On Sept. 16, 1975, at Fenway Park, Grimsley, warming up in the Orioles' bullpen, responded to Boston fans' heckling by throwing a ball into the right field bleachers. The ball passed through the protective netting, injuring a Boston fan. The fan later successfully sued Grimsley and the Orioles.

He was accused by Yankees manager Billy Martin in 1977 of throwing spitball pitches using Vaseline hidden in his hair, which was usually somewhat greasy in appearance because of Grimsley's penchant for not showering during winning streaks. In addition to his nickname "Scuz" for his grooming habits, he was also called "Crazy Eyes" and known to wear turquoise contact lenses. Grimsley is now the pitching coach for the Richmond Flying Squirrels.

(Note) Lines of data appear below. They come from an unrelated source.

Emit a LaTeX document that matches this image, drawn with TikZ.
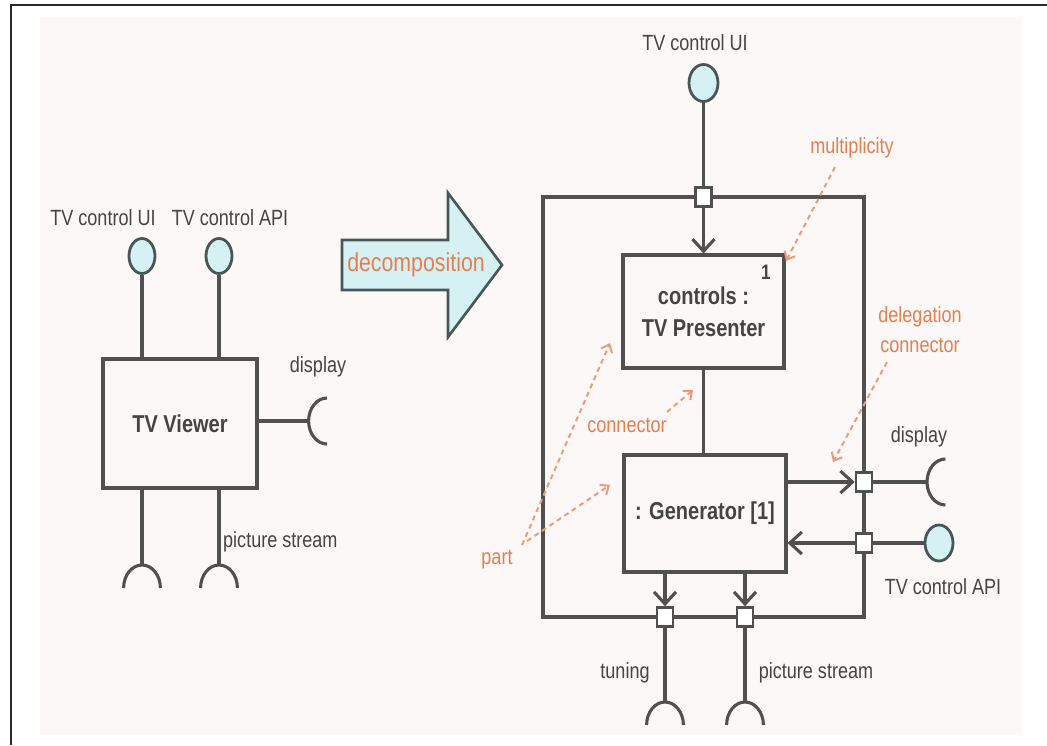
\documentclass[tikz,border=0pt]{standalone}
\usepackage{fontspec}
\setmainfont{Liberation Sans}[FakeStretch=0.82]
\usetikzlibrary{arrows.meta,shapes.geometric}
\definecolor{bgc}{RGB}{252,248,247}
\definecolor{linec}{RGB}{80,80,80}
\definecolor{textc}{RGB}{68,68,68}
\definecolor{cyanc}{RGB}{214,241,243}
\definecolor{circc}{RGB}{72,86,88}
\definecolor{orc}{RGB}{229,127,80}
\definecolor{ordash}{RGB}{238,155,120}
\definecolor{framec}{RGB}{40,40,40}
\begin{document}
\begin{tikzpicture}[x=1pt,y=-1pt,
  conn/.style={draw=linec, line width=3.1pt},
  tipv/.style={-{Straight Barb[length=12pt,width=22pt]}},
  partbox/.style={draw=linec, line width=3.1pt, rectangle, inner sep=0pt, text=textc,
    font=\bfseries\fontsize{24.4}{32}\selectfont, align=center},
  lolli/.style={ellipse, draw=circc, fill=cyanc, line width=2.8pt, minimum width=28pt,
    minimum height=36pt, inner sep=0pt},
  port/.style={rectangle, draw=linec, fill=white, line width=2.6pt, minimum width=16pt,
    minimum height=19pt, inner sep=0pt},
  lbl/.style={text=textc, font=\fontsize{22}{26}\selectfont, inner sep=0pt},
  ann/.style={text=orc, font=\fontsize{22}{30}\selectfont, inner sep=0pt, align=center},
  annline/.style={draw=ordash, line width=2pt, dash pattern=on 5pt off 4pt,
    -{Straight Barb[length=7pt,width=12pt]}},
]
\useasboundingbox (0,0) rectangle (1047,745);
% background and frame
\fill[bgc] (40,17) rectangle (1022,735);
\draw[framec, line width=1.6pt] (1047,5) -- (11,5) -- (11,745);

% ---------------- left: TV Viewer ----------------
\node[lbl] (lUI) at (103,218) {TV control UI};
\node[lbl] (lAPI) at (230,218) {TV control API};
\node[lolli, minimum width=26pt, minimum height=35pt] (c1) at (142,256) {};
\node[lolli, minimum width=26pt, minimum height=35pt] (c2) at (219,256) {};
\node[partbox, minimum width=154pt, minimum height=129pt] (viewer) at (180,423.5) {TV Viewer};
\draw[conn] (c1.south) -- (c1.south |- viewer.north);
\draw[conn] (c2.south) -- (c2.south |- viewer.north);
\node[lbl] (lDisp) at (318,367) {display};
\coordinate (dL) at (308.6,421);
\draw[conn] (viewer.east |- dL) -- (dL);
\draw[conn] (dL) ++(18.4,23) arc[start angle=90, end angle=270, x radius=18.4, y radius=23];
\coordinate (s1) at (142,565);
\coordinate (s2) at (219,565);
\draw[conn] (viewer.south -| s1) -- (s1);
\draw[conn] (viewer.south -| s2) -- (s2);
\draw[conn] (s1) ++(-18.4,23) arc[start angle=180, end angle=360, x radius=18.4, y radius=23];
\draw[conn] (s2) ++(-18.4,23) arc[start angle=180, end angle=360, x radius=18.4, y radius=23];
\node[lbl, anchor=west] (lPS) at (223,542) {picture stream};

% ---------------- decomposition arrow ----------------
\draw[fill=cyanc, draw=circc, line width=2.6pt, line join=miter]
  (342,240) -- (448,240) -- (448,193) -- (502,265) -- (448,337) -- (448,290) -- (342,290) -- cycle;
\node[ann, font=\fontsize{26}{30}\selectfont] (decL) at (416,265) {decomposition};

% ---------------- right: decomposed ----------------
\node[lbl] (rUI) at (695,43) {TV control UI};
\node[lolli, minimum width=29pt, minimum height=37pt] (cTop) at (703.5,83) {};
\node[draw=linec, line width=3.1pt, rectangle, minimum width=321pt, minimum height=420pt, inner sep=0pt] (outer) at (703.5,407) {};
\node[partbox, minimum width=161pt, minimum height=113pt] (pres) at (703.5,311.5) {controls :\\TV Presenter};
\node[text=textc, font=\bfseries\fontsize{21}{24}\selectfont, inner sep=0pt] (mult) at (766,272) {1};
\node[partbox, minimum width=162pt, minimum height=117pt] (gen) at (705,513.5) {: Generator [1]};

\node[port] (pTop) at (703.5,197) {};
\node[port] (pDisp) at (864,482) {};
\node[port] (pApi) at (864,543) {};
\node[port] (pTun) at (665,617) {};
\node[port] (pPic) at (745,617) {};

\draw[conn] (cTop.south) -- (pTop.north);
\draw[conn, tipv] (pTop.south) -- (pres.north);
\draw[conn] (pres.south) -- (pres.south |- gen.north);
\draw[conn, tipv] (gen.east |- pDisp) -- (pDisp.west);
\draw[conn, tipv] (pApi.west) -- (gen.east |- pApi);
\draw[conn, tipv] (gen.south -| pTun) -- (pTun.north);
\draw[conn, tipv] (gen.south -| pPic) -- (pPic.north);

% display socket
\coordinate (dR) at (927,482);
\draw[conn] (pDisp.east) -- (dR);
\draw[conn] (dR) ++(18.4,23) arc[start angle=90, end angle=270, x radius=18.4, y radius=23];
\node[lbl] (rDisp) at (919,437) {display};
% API lollipop
\node[lolli] (cApi) at (939,543) {};
\draw[conn] (pApi.east) -- (cApi.west);
\node[lbl] (rAPI) at (943,587) {TV control API};
% bottom sockets
\coordinate (tS) at (665,702);
\coordinate (pS) at (745,702);
\draw[conn] (pTun.south) -- (tS);
\draw[conn] (pPic.south) -- (pS);
\draw[conn] (tS) ++(-18.4,23) arc[start angle=180, end angle=360, x radius=18.4, y radius=23];
\draw[conn] (pS) ++(-18.4,23) arc[start angle=180, end angle=360, x radius=18.4, y radius=23];
\node[lbl] (rTun) at (625,673) {tuning};
\node[lbl] (rPS) at (816,673) {picture stream};

% ---------------- annotations ----------------
\node[ann] (multL) at (852,148) {multiplicity};
\coordinate (multS) at (835,167);
\coordinate (multE) at (786,261);
\draw[annline] (multS) -- (multE);

\node[ann] (delL) at (920,330) {delegation\\connector};
\coordinate (delS) at (887,362);
\coordinate (delE) at (833,462);
\draw[annline] (delS) -- (delE);

\node[ann] (conL) at (627,425) {connector};
\coordinate (conS) at (667,412);
\coordinate (conE) at (693,390);
\draw[annline] (conS) -- (conE);

\node[ann] (partL) at (497,560) {part};
\coordinate (partS1) at (522,545);
\coordinate (partS2) at (527,541);
\coordinate (partE1) at (610,343);
\coordinate (partE2) at (610,485);
\draw[annline] (partS1) -- (partE1);
\draw[annline] (partS2) -- (partE2);
\end{tikzpicture}
\end{document}
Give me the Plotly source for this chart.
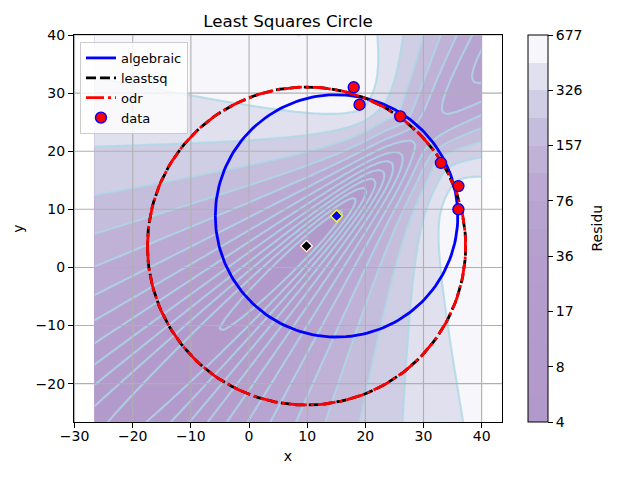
import numpy as np
import plotly.graph_objects as go

# ---------------- data ----------------
DATA_X = [36, 36, 19, 18, 33, 26]
DATA_Y = [14, 10, 28, 31, 18, 26]

METHODS = ["algebraic", "leastsq", "odr"]
CENTER_X = [15.05, 9.887, 9.887]
CENTER_Y = [8.87, 3.685, 3.685]
RADIUS = [20.85, 27.364, 27.364]

RESIDU_MIN = 4.05
RESIDU_MAX = 677.0
N_LEVELS = 15
CBAR_TICK_LABELS = ["4", "8", "17", "36", "76", "157", "326", "677"]

X_TICKS = [-30, -20, -10, 0, 10, 20, 30, 40]
Y_TICKS = [-20, -10, 0, 10, 20, 30, 40]
FIELD_RANGE = [-26.6, 40.0]
X_RANGE = [-30.1, 43.5]
Y_RANGE = [-26.6, 40.0]

FONT = "DejaVu Sans"

# ---------------- residual field ----------------
g = np.linspace(FIELD_RANGE[0], FIELD_RANGE[1], 100)
xg, yg = np.meshgrid(g, g)
Ri = np.hypot(xg[..., None] - np.array(DATA_X), yg[..., None] - np.array(DATA_Y))
res = ((Ri - Ri.mean(axis=2, keepdims=True)) ** 2).sum(axis=2)
z = np.log(res)

lo, hi = np.log(RESIDU_MIN), np.log(RESIDU_MAX)
step = (hi - lo) / (N_LEVELS - 1)
levels = np.exp(np.linspace(lo, hi, N_LEVELS))

PURPLES = [(252, 251, 253), (239, 237, 245), (218, 218, 235), (188, 189, 220),
           (158, 154, 200), (128, 125, 186), (106, 81, 163), (84, 39, 143), (63, 0, 125)]


def purples_r(t, alpha=0.4):
    u = (1 - t) * 8
    i = min(int(np.floor(u)), 7)
    f = u - i
    c = [PURPLES[i][k] * (1 - f) + PURPLES[i + 1][k] * f for k in range(3)]
    c = [alpha * v + (1 - alpha) * 255 for v in c]
    return "rgb(%d,%d,%d)" % tuple(round(v) for v in c)


nb = N_LEVELS - 1
cscale = []
for k in range(nb):
    mid = (levels[k] + levels[k + 1]) / 2
    t = (mid - levels[0]) / (levels[-1] - levels[0])
    col = purples_r(t)
    cscale.append([k / nb, col])
    cscale.append([(k + 1) / nb, col])

fig = go.Figure()

# page body adds an 8px offset; margins compensate for it
plot_l, plot_t, plot_w, plot_h = 66, 27, 428, 387
plot_r = 640 - plot_l - plot_w
plot_b = 480 - plot_t - plot_h

fig.add_trace(go.Contour(
    x=g, y=g, z=z, zmin=lo, zmax=hi, autocontour=False,
    contours=dict(start=lo, end=hi, size=step, coloring="fill", showlines=False),
    colorscale=cscale, line=dict(width=0), hoverinfo="skip", showlegend=False,
    colorbar=dict(
        x=(520 - plot_l) / plot_w, xanchor="left", y=0.5, yanchor="middle",
        len=1, lenmode="fraction", thickness=20, thicknessmode="pixels",
        xpad=0, ypad=0, outlinecolor="black", outlinewidth=1,
        tickmode="array", tickvals=list(np.log(levels[::2])), ticktext=CBAR_TICK_LABELS,
        ticks="outside", ticklen=5, tickcolor="black", tickwidth=1,
        tickfont=dict(size=14, family=FONT, color="black"),
    ),
))

# grid lines (drawn above the filled contours, as in the reference)
gx, gy = [], []
for t in X_TICKS:
    if X_RANGE[0] <= t <= X_RANGE[1]:
        gx += [t, t, None]
        gy += [Y_RANGE[0], Y_RANGE[1], None]
for t in Y_TICKS:
    if Y_RANGE[0] <= t <= Y_RANGE[1]:
        gx += [X_RANGE[0], X_RANGE[1], None]
        gy += [t, t, None]
fig.add_trace(go.Scatter(x=gx, y=gy, mode="lines", line=dict(color="#b0b0b0", width=1.1),
                         hoverinfo="skip", showlegend=False))

fig.add_trace(go.Contour(
    x=g, y=g, z=z, autocontour=False, showscale=False,
    contours=dict(start=lo, end=hi, size=step, coloring="none", showlines=True),
    line=dict(color="rgba(173,216,230,0.8)", width=2.1), hoverinfo="skip", showlegend=False,
))

theta = np.linspace(-np.pi, np.pi, 180)
styles = [
    dict(color="blue", width=2.8, dash="solid"),
    dict(color="black", width=2.8, dash="10px,4px"),
    dict(color="red", width=2.8, dash="18px,4px,3px,4px"),
]
center_styles = [("blue", "yellow"), ("green", "red"), ("black", "white")]
for i, name in enumerate(METHODS):
    fig.add_trace(go.Scatter(
        x=CENTER_X[i] + RADIUS[i] * np.cos(theta), y=CENTER_Y[i] + RADIUS[i] * np.sin(theta),
        mode="lines", line=styles[i], name=name, hoverinfo="skip"))
    fig.add_trace(go.Scatter(
        x=[CENTER_X[i]], y=[CENTER_Y[i]], mode="markers", showlegend=False,
        marker=dict(symbol="diamond", size=9, color=center_styles[i][0],
                    line=dict(color=center_styles[i][1], width=1.4))))

fig.add_trace(go.Scatter(
    x=DATA_X, y=DATA_Y, mode="markers", name="data",
    marker=dict(symbol="circle", size=11, color="red", line=dict(color="blue", width=1.4))))

axis_common = dict(showline=True, mirror=True, linecolor="black", linewidth=1.1,
                   ticks="outside", ticklen=5, tickcolor="black", tickwidth=1.1,
                   showgrid=False, zeroline=False,
                   tickfont=dict(size=14, family=FONT, color="black"))

fig.update_layout(
    width=640, height=480,
    margin=dict(l=plot_l, r=plot_r, t=plot_t, b=plot_b, autoexpand=False),
    paper_bgcolor="white", plot_bgcolor="white",
    font=dict(family=FONT, color="black"),
    title=dict(text="Least Squares Circle", x=0.5, xref="paper", xanchor="center",
               y=1 - 13.5 / 480, yref="container", yanchor="middle",
               font=dict(size=16.7, family=FONT, color="black")),
    xaxis=dict(range=X_RANGE, tickmode="array", tickvals=X_TICKS, ticklabelstandoff=-4,
               title=dict(text="x", font=dict(size=14, family=FONT), standoff=8), **axis_common),
    yaxis=dict(range=Y_RANGE, tickmode="array", tickvals=Y_TICKS,
               title=dict(text="y", font=dict(size=14, family=FONT), standoff=8), **axis_common),
    legend=dict(x=0.014, y=0.982, xanchor="left", yanchor="top",
                bgcolor="rgba(255,255,255,0.8)", bordercolor="#cccccc", borderwidth=1,
                font=dict(size=13, family=FONT, color="black"), tracegroupgap=0),
    annotations=[dict(text="Residu", textangle=-90, xref="paper", yref="paper",
                      x=(588 - plot_l) / plot_w, y=0.5, xanchor="center", yanchor="middle",
                      showarrow=False, font=dict(size=14, family=FONT, color="black"))],
    showlegend=True,
)

fig.write_html("out.html")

Rumeal Robinson, 1992-93 Upper Deck (Basketball Week No. 6)

Name: Rumeal Robinson
Team: Atlanta Ha — no, wait, New Jersey Nets
Positions: Guard, off-balance
Value of card: A week-old scab
Key 1992-93 stat: One U-Haul rented
Fun facts about the trade that sent Rumeal Robinson from Atlanta to New Jersey:
  • The Nets loved Robinson's unorthodox shooting style, which involved scooping the ball toward the hoop then falling to the ground in pain.
  • Hawks coach Bob Weiss never trusted Robinson, mostly because he never believed his first name was Rumeal.
  • In return, the Hawks received Roy Hinson, Mookie Blaylock, Mookie Wilson and a housecat named Mookie.
  • It was the first time Robinson was traded. It definitely was not the last.
  • Robinson actually demanded the trade. I mean, who wouldn't want to live in New Jersey?